Extract word for word the lines of the listing from its start to the line holding "Chart.register(...registerables);", both ends kept; pictures are not part of the copy.

>> START SUPPLIED DATA

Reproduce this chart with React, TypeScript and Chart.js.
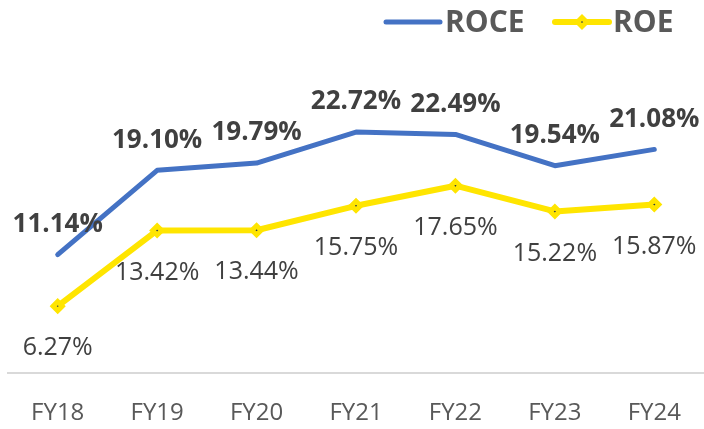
import React, { useEffect, useRef } from "react";
import { Chart, registerables } from "chart.js";

Chart.register(...registerables);

const categories = ["FY18", "FY19", "FY20", "FY21", "FY22", "FY23", "FY24"];
const roce = [11.14, 19.1, 19.79, 22.72, 22.49, 19.54, 21.08];
const roe = [6.27, 13.42, 13.44, 15.75, 17.65, 15.22, 15.87];

const BLUE = "#4472C4";
const YELLOW = "#FFE500";
const DARK = "#1F3350";
const FONT = "'Open Sans', 'DejaVu Sans', sans-serif";

const labelsPlugin = {
  id: "valueLabels",
  afterDatasetsDraw(chart: any) {
    const ctx = chart.ctx;
    ctx.save();
    ctx.textAlign = "center";
    ctx.textBaseline = "middle";
    chart.data.datasets.forEach((ds: any, di: number) => {
      const meta = chart.getDatasetMeta(di);
      meta.data.forEach((pt: any, i: number) => {
        const v = ds.data[i] as number;
        const txt = v.toFixed(2) + "%";
        if (di === 0) {
          ctx.font = `bold 26px ${FONT}`;
          ctx.fillStyle = "#404040";
          ctx.fillText(txt, pt.x, pt.y - 30);
        } else {
          ctx.font = `25px ${FONT}`;
          ctx.fillStyle = "#404040";
          ctx.fillText(txt, pt.x, pt.y + 42);
        }
      });
    });
    ctx.restore();
  },
  afterDraw(chart: any) {
    const ctx = chart.ctx;
    ctx.save();
    const y = 22;
    ctx.lineCap = "round";
    ctx.lineWidth = 5;
    ctx.strokeStyle = BLUE;
    ctx.beginPath();
    ctx.moveTo(386, y);
    ctx.lineTo(440, y);
    ctx.stroke();
    ctx.strokeStyle = YELLOW;
    ctx.lineWidth = 6;
    ctx.beginPath();
    ctx.moveTo(555, y);
    ctx.lineTo(609, y);
    ctx.stroke();
    ctx.beginPath();
    const r = 4.5;
    const cx = 582;
    ctx.moveTo(cx, y - r);
    ctx.lineTo(cx + r, y);
    ctx.lineTo(cx, y + r);
    ctx.lineTo(cx - r, y);
    ctx.closePath();
    ctx.fillStyle = DARK;
    ctx.fill();
    ctx.lineWidth = 5;
    ctx.lineJoin = "miter";
    ctx.strokeStyle = YELLOW;
    ctx.stroke();
    ctx.font = `bold 30px ${FONT}`;
    ctx.fillStyle = "#595959";
    ctx.textAlign = "left";
    ctx.textBaseline = "middle";
    ctx.fillText("ROCE", 445, y + 1);
    ctx.fillText("ROE", 613, y + 1);
    ctx.restore();
  },
};

export default function App() {
  const ref = useRef<HTMLCanvasElement>(null);
  useEffect(() => {
    document.body.style.margin = "0";
    document.body.style.overflow = "hidden";
    const chart = new Chart(ref.current!, {
      type: "line",
      data: {
        labels: categories,
        datasets: [
          {
            label: "ROCE",
            data: roce,
            borderColor: BLUE,
            borderWidth: 5,
            pointRadius: 0,
            tension: 0,
            borderCapStyle: "round",
            borderJoinStyle: "round",
          },
          {
            label: "ROE",
            data: roe,
            borderColor: YELLOW,
            borderWidth: 6,
            pointStyle: "rectRot",
            pointRadius: 4.5,
            pointBorderWidth: 5,
            pointBorderColor: YELLOW,
            pointBackgroundColor: DARK,
            tension: 0,
            borderJoinStyle: "round",
          },
        ],
      },
      options: {
        animation: false,
        responsive: true,
        maintainAspectRatio: false,
        layout: { autoPadding: false, padding: { top: 55, left: 8, right: 0, bottom: 0 } },
        plugins: { legend: { display: false }, tooltip: { enabled: false } },
        scales: {
          x: {
            offset: true,
            grid: { display: false, drawTicks: false },
            border: { display: true, color: "#D9D9D9", width: 2 },
            ticks: {
              color: "#595959",
              font: { family: FONT, size: 24 },
              padding: 26,
              maxRotation: 0,
              autoSkip: false,
            },
            afterFit: (scale: any) => {
              scale.height = 56.5;
              scale.paddingLeft = 0;
              scale.paddingRight = 0;
            },
          },
          y: {
            display: false,
            min: 0,
            max: 30,
          },
        },
      },
      plugins: [labelsPlugin],
    });
    return () => chart.destroy();
  }, []);
  return (
    <div style={{ position: "fixed", left: 0, top: 0, width: 704, height: 429 }}>
      <canvas ref={ref} />
    </div>
  );
}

>> END SUPPLIED DATA

→ RESPONSE
Reproduce this chart with React, TypeScript and Chart.js.
import React, { useEffect, useRef } from "react";
import { Chart, registerables } from "chart.js";

Chart.register(...registerables);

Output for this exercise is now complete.